(Rows from a dataset of charts and code)
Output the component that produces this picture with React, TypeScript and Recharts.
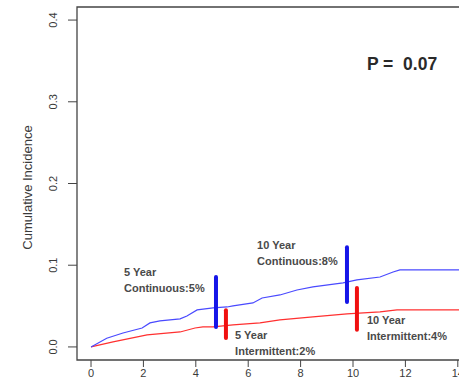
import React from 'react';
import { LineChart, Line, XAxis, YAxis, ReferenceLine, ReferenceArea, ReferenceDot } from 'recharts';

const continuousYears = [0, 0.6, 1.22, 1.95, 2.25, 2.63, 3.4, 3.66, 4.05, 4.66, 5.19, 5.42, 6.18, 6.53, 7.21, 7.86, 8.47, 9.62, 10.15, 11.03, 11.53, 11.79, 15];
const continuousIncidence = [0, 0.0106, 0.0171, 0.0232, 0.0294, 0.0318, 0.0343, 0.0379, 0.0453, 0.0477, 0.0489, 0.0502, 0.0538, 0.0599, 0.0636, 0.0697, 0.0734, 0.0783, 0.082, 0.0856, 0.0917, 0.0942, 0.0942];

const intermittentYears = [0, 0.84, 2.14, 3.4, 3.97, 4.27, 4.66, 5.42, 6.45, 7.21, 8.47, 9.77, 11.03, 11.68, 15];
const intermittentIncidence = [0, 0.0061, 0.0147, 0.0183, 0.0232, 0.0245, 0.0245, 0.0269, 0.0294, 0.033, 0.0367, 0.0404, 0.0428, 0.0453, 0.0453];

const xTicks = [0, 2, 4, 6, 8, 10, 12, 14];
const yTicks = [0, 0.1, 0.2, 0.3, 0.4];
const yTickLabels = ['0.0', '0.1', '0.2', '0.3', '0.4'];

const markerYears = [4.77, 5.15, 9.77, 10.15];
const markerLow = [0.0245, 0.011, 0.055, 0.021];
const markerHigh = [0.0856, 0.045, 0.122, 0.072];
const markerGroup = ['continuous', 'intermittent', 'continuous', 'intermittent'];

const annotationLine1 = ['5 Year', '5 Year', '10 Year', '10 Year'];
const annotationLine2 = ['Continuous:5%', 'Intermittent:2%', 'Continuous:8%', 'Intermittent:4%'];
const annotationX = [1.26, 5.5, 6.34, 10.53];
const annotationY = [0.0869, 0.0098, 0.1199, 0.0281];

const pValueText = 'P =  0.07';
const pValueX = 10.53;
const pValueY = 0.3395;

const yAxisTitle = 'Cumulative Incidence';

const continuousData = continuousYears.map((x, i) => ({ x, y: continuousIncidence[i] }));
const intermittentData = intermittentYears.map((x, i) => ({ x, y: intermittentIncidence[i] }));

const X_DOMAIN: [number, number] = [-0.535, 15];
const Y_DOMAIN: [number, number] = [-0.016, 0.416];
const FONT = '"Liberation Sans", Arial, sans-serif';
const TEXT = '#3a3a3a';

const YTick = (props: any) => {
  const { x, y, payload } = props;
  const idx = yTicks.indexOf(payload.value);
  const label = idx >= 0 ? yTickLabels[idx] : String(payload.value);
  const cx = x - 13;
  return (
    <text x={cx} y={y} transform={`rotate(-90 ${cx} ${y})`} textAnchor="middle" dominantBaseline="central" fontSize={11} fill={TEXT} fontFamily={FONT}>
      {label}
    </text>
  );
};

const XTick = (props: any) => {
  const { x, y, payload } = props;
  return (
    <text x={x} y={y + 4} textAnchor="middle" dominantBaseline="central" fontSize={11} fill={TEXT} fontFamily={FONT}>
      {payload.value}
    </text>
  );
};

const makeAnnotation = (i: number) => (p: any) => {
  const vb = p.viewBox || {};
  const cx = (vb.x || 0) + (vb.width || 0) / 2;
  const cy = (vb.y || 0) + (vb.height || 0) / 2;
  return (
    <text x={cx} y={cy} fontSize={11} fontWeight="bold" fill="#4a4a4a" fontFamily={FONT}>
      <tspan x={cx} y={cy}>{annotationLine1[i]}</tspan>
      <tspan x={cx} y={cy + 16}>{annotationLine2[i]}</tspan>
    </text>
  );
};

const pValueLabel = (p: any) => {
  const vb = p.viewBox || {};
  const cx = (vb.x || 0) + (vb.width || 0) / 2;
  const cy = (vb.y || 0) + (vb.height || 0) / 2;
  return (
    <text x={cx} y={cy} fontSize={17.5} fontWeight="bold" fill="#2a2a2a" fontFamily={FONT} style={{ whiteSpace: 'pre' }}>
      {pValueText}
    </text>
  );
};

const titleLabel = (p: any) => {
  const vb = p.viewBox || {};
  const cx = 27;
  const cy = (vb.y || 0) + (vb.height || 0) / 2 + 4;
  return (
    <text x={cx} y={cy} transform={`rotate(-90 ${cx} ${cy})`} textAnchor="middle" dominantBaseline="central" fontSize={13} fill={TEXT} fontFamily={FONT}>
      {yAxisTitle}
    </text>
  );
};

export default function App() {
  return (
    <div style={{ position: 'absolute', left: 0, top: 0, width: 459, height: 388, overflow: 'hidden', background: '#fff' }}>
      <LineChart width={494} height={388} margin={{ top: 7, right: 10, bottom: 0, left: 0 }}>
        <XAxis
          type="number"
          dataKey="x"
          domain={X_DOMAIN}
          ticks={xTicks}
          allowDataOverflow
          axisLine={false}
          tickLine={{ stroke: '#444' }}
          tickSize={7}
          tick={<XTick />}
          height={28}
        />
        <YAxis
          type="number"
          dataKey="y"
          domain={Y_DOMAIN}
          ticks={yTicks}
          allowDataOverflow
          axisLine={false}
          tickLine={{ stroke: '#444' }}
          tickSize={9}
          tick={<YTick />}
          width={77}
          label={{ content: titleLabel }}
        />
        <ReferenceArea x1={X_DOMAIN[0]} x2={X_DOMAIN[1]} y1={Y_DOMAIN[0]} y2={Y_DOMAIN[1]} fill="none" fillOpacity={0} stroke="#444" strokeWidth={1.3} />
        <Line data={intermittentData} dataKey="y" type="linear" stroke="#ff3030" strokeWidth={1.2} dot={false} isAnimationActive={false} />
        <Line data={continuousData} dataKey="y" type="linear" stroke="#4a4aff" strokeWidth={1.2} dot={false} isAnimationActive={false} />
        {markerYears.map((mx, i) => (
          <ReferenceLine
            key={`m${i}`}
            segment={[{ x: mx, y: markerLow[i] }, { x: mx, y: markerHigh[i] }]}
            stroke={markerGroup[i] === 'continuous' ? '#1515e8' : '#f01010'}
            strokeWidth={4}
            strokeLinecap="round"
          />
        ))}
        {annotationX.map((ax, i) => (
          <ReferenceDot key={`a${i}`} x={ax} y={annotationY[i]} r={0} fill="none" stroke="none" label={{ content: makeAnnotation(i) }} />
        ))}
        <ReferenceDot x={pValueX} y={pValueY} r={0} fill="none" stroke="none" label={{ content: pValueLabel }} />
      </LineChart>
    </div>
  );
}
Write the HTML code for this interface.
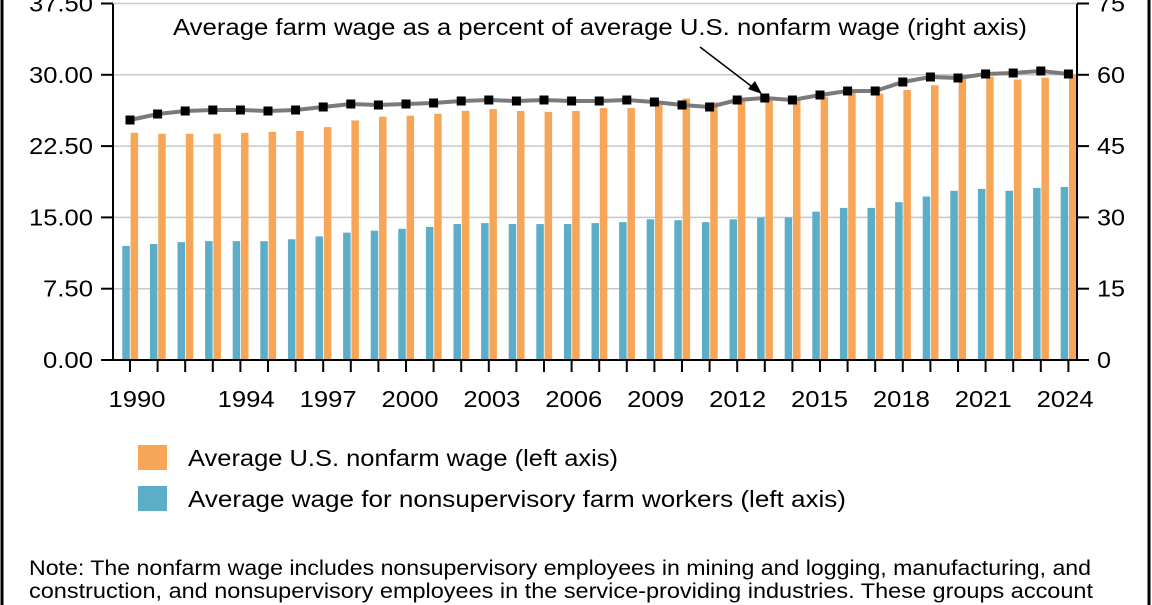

AIM OF THE TASK: Every entry should be returned exactly as written, minus the pictures.

OUTPUT OF THE EXERCISE:
Output the component that produces this picture with React, TypeScript and Recharts.
import React from 'react';
import { LineChart, Line, XAxis, YAxis, ReferenceLine, ReferenceArea, ReferenceDot } from 'recharts';

const continuousYears = [0, 0.6, 1.22, 1.95, 2.25, 2.63, 3.4, 3.66, 4.05, 4.66, 5.19, 5.42, 6.18, 6.53, 7.21, 7.86, 8.47, 9.62, 10.15, 11.03, 11.53, 11.79, 15];
const continuousIncidence = [0, 0.0106, 0.0171, 0.0232, 0.0294, 0.0318, 0.0343, 0.0379, 0.0453, 0.0477, 0.0489, 0.0502, 0.0538, 0.0599, 0.0636, 0.0697, 0.0734, 0.0783, 0.082, 0.0856, 0.0917, 0.0942, 0.0942];

const intermittentYears = [0, 0.84, 2.14, 3.4, 3.97, 4.27, 4.66, 5.42, 6.45, 7.21, 8.47, 9.77, 11.03, 11.68, 15];
const intermittentIncidence = [0, 0.0061, 0.0147, 0.0183, 0.0232, 0.0245, 0.0245, 0.0269, 0.0294, 0.033, 0.0367, 0.0404, 0.0428, 0.0453, 0.0453];

const xTicks = [0, 2, 4, 6, 8, 10, 12, 14];
const yTicks = [0, 0.1, 0.2, 0.3, 0.4];
const yTickLabels = ['0.0', '0.1', '0.2', '0.3', '0.4'];

const markerYears = [4.77, 5.15, 9.77, 10.15];
const markerLow = [0.0245, 0.011, 0.055, 0.021];
const markerHigh = [0.0856, 0.045, 0.122, 0.072];
const markerGroup = ['continuous', 'intermittent', 'continuous', 'intermittent'];

const annotationLine1 = ['5 Year', '5 Year', '10 Year', '10 Year'];
const annotationLine2 = ['Continuous:5%', 'Intermittent:2%', 'Continuous:8%', 'Intermittent:4%'];
const annotationX = [1.26, 5.5, 6.34, 10.53];
const annotationY = [0.0869, 0.0098, 0.1199, 0.0281];

const pValueText = 'P =  0.07';
const pValueX = 10.53;
const pValueY = 0.3395;

const yAxisTitle = 'Cumulative Incidence';

const continuousData = continuousYears.map((x, i) => ({ x, y: continuousIncidence[i] }));
const intermittentData = intermittentYears.map((x, i) => ({ x, y: intermittentIncidence[i] }));

const X_DOMAIN: [number, number] = [-0.535, 15];
const Y_DOMAIN: [number, number] = [-0.016, 0.416];
const FONT = '"Liberation Sans", Arial, sans-serif';
const TEXT = '#3a3a3a';

const YTick = (props: any) => {
  const { x, y, payload } = props;
  const idx = yTicks.indexOf(payload.value);
  const label = idx >= 0 ? yTickLabels[idx] : String(payload.value);
  const cx = x - 13;
  return (
    <text x={cx} y={y} transform={`rotate(-90 ${cx} ${y})`} textAnchor="middle" dominantBaseline="central" fontSize={11} fill={TEXT} fontFamily={FONT}>
      {label}
    </text>
  );
};

const XTick = (props: any) => {
  const { x, y, payload } = props;
  return (
    <text x={x} y={y + 4} textAnchor="middle" dominantBaseline="central" fontSize={11} fill={TEXT} fontFamily={FONT}>
      {payload.value}
    </text>
  );
};

const makeAnnotation = (i: number) => (p: any) => {
  const vb = p.viewBox || {};
  const cx = (vb.x || 0) + (vb.width || 0) / 2;
  const cy = (vb.y || 0) + (vb.height || 0) / 2;
  return (
    <text x={cx} y={cy} fontSize={11} fontWeight="bold" fill="#4a4a4a" fontFamily={FONT}>
      <tspan x={cx} y={cy}>{annotationLine1[i]}</tspan>
      <tspan x={cx} y={cy + 16}>{annotationLine2[i]}</tspan>
    </text>
  );
};

const pValueLabel = (p: any) => {
  const vb = p.viewBox || {};
  const cx = (vb.x || 0) + (vb.width || 0) / 2;
  const cy = (vb.y || 0) + (vb.height || 0) / 2;
  return (
    <text x={cx} y={cy} fontSize={17.5} fontWeight="bold" fill="#2a2a2a" fontFamily={FONT} style={{ whiteSpace: 'pre' }}>
      {pValueText}
    </text>
  );
};

const titleLabel = (p: any) => {
  const vb = p.viewBox || {};
  const cx = 27;
  const cy = (vb.y || 0) + (vb.height || 0) / 2 + 4;
  return (
    <text x={cx} y={cy} transform={`rotate(-90 ${cx} ${cy})`} textAnchor="middle" dominantBaseline="central" fontSize={13} fill={TEXT} fontFamily={FONT}>
      {yAxisTitle}
    </text>
  );
};

export default function App() {
  return (
    <div style={{ position: 'absolute', left: 0, top: 0, width: 459, height: 388, overflow: 'hidden', background: '#fff' }}>
      <LineChart width={494} height={388} margin={{ top: 7, right: 10, bottom: 0, left: 0 }}>
        <XAxis
          type="number"
          dataKey="x"
          domain={X_DOMAIN}
          ticks={xTicks}
          allowDataOverflow
          axisLine={false}
          tickLine={{ stroke: '#444' }}
          tickSize={7}
          tick={<XTick />}
          height={28}
        />
        <YAxis
          type="number"
          dataKey="y"
          domain={Y_DOMAIN}
          ticks={yTicks}
          allowDataOverflow
          axisLine={false}
          tickLine={{ stroke: '#444' }}
          tickSize={9}
          tick={<YTick />}
          width={77}
          label={{ content: titleLabel }}
        />
        <ReferenceArea x1={X_DOMAIN[0]} x2={X_DOMAIN[1]} y1={Y_DOMAIN[0]} y2={Y_DOMAIN[1]} fill="none" fillOpacity={0} stroke="#444" strokeWidth={1.3} />
        <Line data={intermittentData} dataKey="y" type="linear" stroke="#ff3030" strokeWidth={1.2} dot={false} isAnimationActive={false} />
        <Line data={continuousData} dataKey="y" type="linear" stroke="#4a4aff" strokeWidth={1.2} dot={false} isAnimationActive={false} />
        {markerYears.map((mx, i) => (
          <ReferenceLine
            key={`m${i}`}
            segment={[{ x: mx, y: markerLow[i] }, { x: mx, y: markerHigh[i] }]}
            stroke={markerGroup[i] === 'continuous' ? '#1515e8' : '#f01010'}
            strokeWidth={4}
            strokeLinecap="round"
          />
        ))}
        {annotationX.map((ax, i) => (
          <ReferenceDot key={`a${i}`} x={ax} y={annotationY[i]} r={0} fill="none" stroke="none" label={{ content: makeAnnotation(i) }} />
        ))}
        <ReferenceDot x={pValueX} y={pValueY} r={0} fill="none" stroke="none" label={{ content: pValueLabel }} />
      </LineChart>
    </div>
  );
}
Write the HTML code for this interface.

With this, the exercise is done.